まあ、老荘と道教は厳密に言うと違いますが、そのあたりも、この本を読めばなんとなく分かると思います。
こういったもろもろを考えると、孔孟思想が封建体制維持のために儒教に変化した歴史は、土俗的な信仰の神道が、明治以降国家が介入したことで変質した日本の神道の歴史にも、何となく似ていると感じますね。
個人的には「脱亜入欧を言っていた明治時代も、一皮むけばこんなもの」と、思っています。
孔孟思想→政治権力に沿うように儒教に変化
老荘思想→庶民になじむように道教に変化、仏教とも影響し合う
神道→明治以降政治による介入を受けて変化(儒教と相似)
そういったことだと思います。
私たち日本人の庶民は、明治維新というと「西洋化が進んで、新しい事物を取り入れた時代」と考えてしまいますが、西洋諸国では「明治維新」を「明治復古」のように翻訳しているそうです。後醍醐帝の建武中興の流れをもう一度、という考えが底流にあったと解釈しているんでしょうね。
ただ、孔孟思想が変化して儒教になったこととは違い、神道の場合は名前の変化がなかったために、分かりにくいんですよね…
昔ながらの素朴な「村の鎮守さま」でも、日本武尊の東征とか、そういった神話と無理矢理権威づけしているところも、ありますしね…

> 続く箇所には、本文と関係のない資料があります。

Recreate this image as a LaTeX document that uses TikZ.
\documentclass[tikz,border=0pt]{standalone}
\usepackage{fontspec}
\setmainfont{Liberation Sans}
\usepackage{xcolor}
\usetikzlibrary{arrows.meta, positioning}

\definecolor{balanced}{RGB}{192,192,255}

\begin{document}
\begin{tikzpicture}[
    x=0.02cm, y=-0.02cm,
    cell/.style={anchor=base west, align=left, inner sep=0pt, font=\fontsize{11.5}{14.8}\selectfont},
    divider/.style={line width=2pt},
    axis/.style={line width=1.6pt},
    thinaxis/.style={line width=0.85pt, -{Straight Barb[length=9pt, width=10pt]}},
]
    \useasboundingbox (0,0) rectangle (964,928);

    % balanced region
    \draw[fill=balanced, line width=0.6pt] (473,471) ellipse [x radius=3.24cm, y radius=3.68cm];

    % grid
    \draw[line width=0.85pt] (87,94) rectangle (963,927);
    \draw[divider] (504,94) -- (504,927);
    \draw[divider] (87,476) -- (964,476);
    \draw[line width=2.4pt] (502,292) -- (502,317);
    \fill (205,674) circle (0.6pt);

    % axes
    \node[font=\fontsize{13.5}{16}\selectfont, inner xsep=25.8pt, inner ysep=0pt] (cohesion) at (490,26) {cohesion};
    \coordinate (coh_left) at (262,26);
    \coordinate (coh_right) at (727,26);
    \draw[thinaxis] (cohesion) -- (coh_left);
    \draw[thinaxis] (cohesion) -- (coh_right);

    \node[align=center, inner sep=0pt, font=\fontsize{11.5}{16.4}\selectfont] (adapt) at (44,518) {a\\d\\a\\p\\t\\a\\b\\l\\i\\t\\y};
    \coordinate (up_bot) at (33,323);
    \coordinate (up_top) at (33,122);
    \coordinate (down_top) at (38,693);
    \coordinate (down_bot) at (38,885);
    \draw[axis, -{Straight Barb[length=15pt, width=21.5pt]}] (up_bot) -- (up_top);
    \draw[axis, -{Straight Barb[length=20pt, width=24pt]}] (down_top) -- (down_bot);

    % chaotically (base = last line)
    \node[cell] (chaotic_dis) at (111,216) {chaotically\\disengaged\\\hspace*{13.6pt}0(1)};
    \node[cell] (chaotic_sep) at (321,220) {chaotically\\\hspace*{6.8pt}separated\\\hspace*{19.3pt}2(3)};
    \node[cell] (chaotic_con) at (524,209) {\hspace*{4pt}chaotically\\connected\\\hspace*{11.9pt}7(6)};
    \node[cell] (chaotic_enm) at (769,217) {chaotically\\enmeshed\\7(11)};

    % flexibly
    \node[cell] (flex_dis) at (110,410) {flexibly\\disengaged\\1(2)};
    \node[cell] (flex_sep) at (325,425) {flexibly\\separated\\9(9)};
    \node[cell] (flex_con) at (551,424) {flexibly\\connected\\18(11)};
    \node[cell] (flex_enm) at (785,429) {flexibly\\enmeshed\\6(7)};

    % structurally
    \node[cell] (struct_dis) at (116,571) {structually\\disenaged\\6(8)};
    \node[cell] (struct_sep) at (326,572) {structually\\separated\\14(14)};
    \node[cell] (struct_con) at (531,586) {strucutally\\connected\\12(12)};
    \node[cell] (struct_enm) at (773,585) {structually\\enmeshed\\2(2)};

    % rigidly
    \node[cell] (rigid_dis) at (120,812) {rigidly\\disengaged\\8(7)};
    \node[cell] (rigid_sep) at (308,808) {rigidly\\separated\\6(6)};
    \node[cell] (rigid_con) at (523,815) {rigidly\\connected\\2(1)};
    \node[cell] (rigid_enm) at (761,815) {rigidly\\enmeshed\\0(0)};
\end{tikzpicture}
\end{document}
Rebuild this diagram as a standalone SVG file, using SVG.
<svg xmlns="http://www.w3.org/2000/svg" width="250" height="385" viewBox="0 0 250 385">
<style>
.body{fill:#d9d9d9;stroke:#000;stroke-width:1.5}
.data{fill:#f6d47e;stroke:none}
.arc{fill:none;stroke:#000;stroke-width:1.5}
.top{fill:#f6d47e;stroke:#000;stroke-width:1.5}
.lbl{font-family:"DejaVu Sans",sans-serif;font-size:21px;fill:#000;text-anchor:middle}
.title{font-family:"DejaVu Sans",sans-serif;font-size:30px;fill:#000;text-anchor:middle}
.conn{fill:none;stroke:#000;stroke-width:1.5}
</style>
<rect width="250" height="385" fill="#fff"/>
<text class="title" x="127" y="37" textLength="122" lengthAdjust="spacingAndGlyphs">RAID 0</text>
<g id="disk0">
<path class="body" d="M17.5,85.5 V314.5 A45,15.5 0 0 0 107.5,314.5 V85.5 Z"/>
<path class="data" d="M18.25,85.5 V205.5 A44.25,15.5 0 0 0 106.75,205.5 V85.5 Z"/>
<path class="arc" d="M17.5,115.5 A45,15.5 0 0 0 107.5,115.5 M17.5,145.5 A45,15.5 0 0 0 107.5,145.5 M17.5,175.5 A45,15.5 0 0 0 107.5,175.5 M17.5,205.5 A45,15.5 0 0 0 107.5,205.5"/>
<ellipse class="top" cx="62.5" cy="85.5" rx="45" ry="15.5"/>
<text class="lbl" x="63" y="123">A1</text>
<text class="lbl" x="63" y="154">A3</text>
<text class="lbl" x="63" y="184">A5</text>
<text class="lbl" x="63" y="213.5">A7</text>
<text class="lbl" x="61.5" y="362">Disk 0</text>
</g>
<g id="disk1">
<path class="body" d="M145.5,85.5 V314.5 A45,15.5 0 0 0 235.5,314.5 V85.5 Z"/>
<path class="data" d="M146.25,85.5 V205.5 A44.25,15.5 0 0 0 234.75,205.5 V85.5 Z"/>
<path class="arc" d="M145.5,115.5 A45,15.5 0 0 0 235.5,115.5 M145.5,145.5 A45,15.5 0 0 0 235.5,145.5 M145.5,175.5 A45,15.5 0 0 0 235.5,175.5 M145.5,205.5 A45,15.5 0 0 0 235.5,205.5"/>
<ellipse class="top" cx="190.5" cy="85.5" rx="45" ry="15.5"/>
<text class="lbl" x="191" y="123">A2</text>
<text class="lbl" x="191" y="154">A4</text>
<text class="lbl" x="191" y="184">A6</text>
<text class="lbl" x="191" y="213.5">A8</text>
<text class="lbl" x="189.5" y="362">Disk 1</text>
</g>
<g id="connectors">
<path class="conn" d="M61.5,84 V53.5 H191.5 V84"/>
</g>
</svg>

あ、そうそう、東征で思い出しましたが、神武東征は、九州から畿内への移動ですよね。
そうすると、邪馬台国の東遷説とも符合するような気もします。
となると、邪馬台国は結局大和朝廷だった?
ということになるんでしょうか?
教えていただきありがとうございます。
嵐山光三郎さんの本は「方丈記」でした。
勘違いしていました。
「老子・荘子 森三樹三郎著 講談社学術文庫」、探して読んでみます。
やはり野末陳平さんの簡易版ではダメですよね。
「建武の中興」
ブログの「夜明け前」の所でも書きましたが、明治維新が目指したのはまさにコレ(「夜明け前」では「神武の創造」)だったんですよね。

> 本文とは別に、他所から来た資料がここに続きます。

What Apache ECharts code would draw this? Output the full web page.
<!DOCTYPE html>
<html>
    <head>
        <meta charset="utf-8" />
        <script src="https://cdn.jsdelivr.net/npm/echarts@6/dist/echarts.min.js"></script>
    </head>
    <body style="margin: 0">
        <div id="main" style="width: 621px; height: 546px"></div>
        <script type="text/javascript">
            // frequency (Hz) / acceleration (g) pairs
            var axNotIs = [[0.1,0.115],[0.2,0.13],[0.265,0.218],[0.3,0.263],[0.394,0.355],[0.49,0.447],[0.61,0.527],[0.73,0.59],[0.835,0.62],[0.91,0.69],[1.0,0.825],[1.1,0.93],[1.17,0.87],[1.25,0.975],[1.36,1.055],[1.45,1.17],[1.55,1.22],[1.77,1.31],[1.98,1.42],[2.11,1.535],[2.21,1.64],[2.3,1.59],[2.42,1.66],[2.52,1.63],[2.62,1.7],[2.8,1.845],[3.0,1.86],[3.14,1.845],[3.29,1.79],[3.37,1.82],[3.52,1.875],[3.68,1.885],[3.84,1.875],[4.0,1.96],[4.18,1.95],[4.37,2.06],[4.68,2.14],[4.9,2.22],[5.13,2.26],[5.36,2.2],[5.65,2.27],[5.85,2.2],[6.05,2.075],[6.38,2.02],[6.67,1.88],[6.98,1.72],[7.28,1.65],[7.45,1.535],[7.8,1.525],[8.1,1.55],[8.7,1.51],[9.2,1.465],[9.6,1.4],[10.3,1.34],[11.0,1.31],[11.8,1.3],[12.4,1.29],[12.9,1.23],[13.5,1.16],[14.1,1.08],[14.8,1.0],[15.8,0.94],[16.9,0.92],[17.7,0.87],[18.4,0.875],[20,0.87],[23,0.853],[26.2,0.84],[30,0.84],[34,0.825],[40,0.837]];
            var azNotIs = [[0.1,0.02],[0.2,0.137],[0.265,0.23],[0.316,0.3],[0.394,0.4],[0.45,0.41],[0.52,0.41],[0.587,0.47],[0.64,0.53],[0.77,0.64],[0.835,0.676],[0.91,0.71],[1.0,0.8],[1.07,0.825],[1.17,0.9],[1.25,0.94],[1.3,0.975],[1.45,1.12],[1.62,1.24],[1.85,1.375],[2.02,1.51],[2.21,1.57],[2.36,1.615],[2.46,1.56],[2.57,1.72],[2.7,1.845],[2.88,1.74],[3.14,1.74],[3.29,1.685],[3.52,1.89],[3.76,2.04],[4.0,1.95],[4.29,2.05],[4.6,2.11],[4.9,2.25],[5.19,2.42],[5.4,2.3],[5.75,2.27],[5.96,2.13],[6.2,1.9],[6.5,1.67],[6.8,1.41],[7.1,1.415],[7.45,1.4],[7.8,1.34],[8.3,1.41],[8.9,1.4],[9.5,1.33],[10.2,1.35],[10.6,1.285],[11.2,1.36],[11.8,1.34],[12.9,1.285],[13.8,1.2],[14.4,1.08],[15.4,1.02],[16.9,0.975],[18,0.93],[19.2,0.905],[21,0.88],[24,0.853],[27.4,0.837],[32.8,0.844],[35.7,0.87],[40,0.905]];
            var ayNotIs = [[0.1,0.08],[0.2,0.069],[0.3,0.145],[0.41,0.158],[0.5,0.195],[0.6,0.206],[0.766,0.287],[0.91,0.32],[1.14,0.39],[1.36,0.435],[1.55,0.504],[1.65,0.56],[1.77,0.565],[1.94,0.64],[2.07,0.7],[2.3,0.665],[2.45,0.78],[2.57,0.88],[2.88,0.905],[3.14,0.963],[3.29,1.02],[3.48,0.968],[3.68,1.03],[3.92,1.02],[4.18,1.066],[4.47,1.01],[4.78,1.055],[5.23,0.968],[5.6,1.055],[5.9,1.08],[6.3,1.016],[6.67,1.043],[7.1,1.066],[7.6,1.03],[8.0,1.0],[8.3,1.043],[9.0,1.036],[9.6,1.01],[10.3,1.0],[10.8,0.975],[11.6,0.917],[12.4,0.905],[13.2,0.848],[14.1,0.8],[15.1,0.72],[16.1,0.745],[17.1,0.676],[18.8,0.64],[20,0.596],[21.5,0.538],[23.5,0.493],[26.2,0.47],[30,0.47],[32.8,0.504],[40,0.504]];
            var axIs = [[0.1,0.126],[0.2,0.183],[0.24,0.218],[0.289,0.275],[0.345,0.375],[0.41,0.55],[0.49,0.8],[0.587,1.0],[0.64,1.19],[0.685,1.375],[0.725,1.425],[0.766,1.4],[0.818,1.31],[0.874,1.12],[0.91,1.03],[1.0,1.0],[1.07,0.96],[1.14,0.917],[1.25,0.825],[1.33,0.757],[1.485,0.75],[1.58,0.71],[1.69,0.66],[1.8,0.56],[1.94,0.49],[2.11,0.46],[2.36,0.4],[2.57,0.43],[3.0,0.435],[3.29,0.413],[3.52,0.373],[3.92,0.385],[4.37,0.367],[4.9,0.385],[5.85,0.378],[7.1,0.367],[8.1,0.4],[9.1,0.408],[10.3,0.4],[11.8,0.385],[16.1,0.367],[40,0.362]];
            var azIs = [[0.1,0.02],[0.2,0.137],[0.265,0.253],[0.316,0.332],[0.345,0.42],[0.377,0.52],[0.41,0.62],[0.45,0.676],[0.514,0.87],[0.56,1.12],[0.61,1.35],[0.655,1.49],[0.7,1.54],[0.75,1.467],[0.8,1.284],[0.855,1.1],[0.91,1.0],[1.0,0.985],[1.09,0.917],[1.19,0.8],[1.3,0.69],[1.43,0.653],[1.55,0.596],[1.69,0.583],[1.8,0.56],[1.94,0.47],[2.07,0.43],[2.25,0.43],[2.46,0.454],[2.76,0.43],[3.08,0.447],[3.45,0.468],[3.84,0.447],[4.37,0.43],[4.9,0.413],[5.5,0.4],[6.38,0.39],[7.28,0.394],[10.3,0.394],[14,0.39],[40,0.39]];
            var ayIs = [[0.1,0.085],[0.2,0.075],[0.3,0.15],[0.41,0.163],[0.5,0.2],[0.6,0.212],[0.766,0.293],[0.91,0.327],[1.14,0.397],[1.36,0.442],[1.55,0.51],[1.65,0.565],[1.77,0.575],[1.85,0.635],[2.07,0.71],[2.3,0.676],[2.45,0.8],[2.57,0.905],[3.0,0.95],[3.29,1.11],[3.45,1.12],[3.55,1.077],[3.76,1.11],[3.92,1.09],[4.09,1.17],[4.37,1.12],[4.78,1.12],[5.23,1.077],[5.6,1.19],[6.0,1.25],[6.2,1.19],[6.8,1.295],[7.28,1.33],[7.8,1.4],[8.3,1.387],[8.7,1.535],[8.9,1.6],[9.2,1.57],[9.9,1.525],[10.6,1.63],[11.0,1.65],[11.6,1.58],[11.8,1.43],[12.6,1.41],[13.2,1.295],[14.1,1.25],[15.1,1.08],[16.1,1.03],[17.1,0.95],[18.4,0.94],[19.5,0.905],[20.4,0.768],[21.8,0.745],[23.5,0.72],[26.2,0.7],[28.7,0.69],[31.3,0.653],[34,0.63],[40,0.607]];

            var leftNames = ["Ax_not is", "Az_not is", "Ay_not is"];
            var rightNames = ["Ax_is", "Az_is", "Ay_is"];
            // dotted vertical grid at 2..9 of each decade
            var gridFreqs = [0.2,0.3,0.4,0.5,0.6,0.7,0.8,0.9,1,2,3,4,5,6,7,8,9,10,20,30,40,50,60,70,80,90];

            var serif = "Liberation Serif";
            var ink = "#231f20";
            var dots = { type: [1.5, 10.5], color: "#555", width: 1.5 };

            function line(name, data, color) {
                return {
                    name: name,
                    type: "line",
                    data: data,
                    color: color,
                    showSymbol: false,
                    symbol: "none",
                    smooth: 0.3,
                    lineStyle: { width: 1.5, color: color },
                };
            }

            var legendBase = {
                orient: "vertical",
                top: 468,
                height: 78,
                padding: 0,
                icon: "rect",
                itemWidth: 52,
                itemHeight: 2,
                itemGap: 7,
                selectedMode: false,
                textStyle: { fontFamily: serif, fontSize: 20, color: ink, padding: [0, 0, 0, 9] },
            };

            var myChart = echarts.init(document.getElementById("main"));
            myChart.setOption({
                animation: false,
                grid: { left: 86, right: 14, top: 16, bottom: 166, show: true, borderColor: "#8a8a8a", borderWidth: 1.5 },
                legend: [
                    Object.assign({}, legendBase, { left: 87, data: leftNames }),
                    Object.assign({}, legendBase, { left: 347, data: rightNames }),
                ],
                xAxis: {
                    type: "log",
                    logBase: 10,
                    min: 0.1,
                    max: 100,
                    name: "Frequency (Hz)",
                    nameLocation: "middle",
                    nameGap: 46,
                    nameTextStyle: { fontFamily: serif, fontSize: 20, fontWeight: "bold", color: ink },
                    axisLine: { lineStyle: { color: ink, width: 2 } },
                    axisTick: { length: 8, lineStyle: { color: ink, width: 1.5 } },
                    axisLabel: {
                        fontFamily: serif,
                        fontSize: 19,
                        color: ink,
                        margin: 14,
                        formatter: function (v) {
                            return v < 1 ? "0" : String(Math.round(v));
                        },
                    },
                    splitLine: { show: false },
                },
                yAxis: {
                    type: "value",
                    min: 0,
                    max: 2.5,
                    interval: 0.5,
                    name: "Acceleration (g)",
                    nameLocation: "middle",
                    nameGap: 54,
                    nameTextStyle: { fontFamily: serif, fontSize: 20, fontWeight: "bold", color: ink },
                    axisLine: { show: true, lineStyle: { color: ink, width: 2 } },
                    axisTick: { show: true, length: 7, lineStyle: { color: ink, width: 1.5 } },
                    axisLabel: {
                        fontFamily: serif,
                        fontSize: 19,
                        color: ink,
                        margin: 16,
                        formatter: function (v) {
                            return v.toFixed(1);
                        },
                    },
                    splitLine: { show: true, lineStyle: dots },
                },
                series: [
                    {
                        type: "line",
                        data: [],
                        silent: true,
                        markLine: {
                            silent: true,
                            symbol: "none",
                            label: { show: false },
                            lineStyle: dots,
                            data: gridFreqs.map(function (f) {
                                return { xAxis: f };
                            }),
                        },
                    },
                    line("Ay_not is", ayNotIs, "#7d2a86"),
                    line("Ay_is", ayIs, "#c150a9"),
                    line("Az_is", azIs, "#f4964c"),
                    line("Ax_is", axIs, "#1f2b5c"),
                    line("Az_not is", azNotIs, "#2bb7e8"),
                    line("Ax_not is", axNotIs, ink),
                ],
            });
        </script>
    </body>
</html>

しかし、これが変質して、主人公の半蔵はおかしくなっていく。
>邪馬台国は結局大和朝廷だった? ということになるんでしょうか?
「東遷説」ではそうなりますよね。
・邪馬台国で内乱→邪馬台国の分派が近畿にやって来て大和朝廷を作った。
だから国の名前が「ヤマタイ」→「ヤマト」
ブログ「邪馬台国はどこにあったか?」でも書きましたが、だから九州と近畿・紀伊半島の地名が合致している。
僕はこれが一番合理的だと考えています。
結廬在人境
而無車馬喧
問君何能爾
心遠地自偏
采菊東籬下
悠然見南山
山氣日夕佳
飛鳥相與還
此中有真意
欲辯已忘言
Wikipediaでは、この一首だけで独立した項目になっていました(笑)。
この詩を読むと、水墨画の山水がの巻物がほどかれて広がっていくような心地がします。
教えていただき、ありがとうございます。
wikiで確認しましたが、「岬にて」に共通する心境、世界観ですね。
「岬にて」でも中国人のテッドが中国の琴を奏でて、夢幻の世界を感じるというシーンがあります。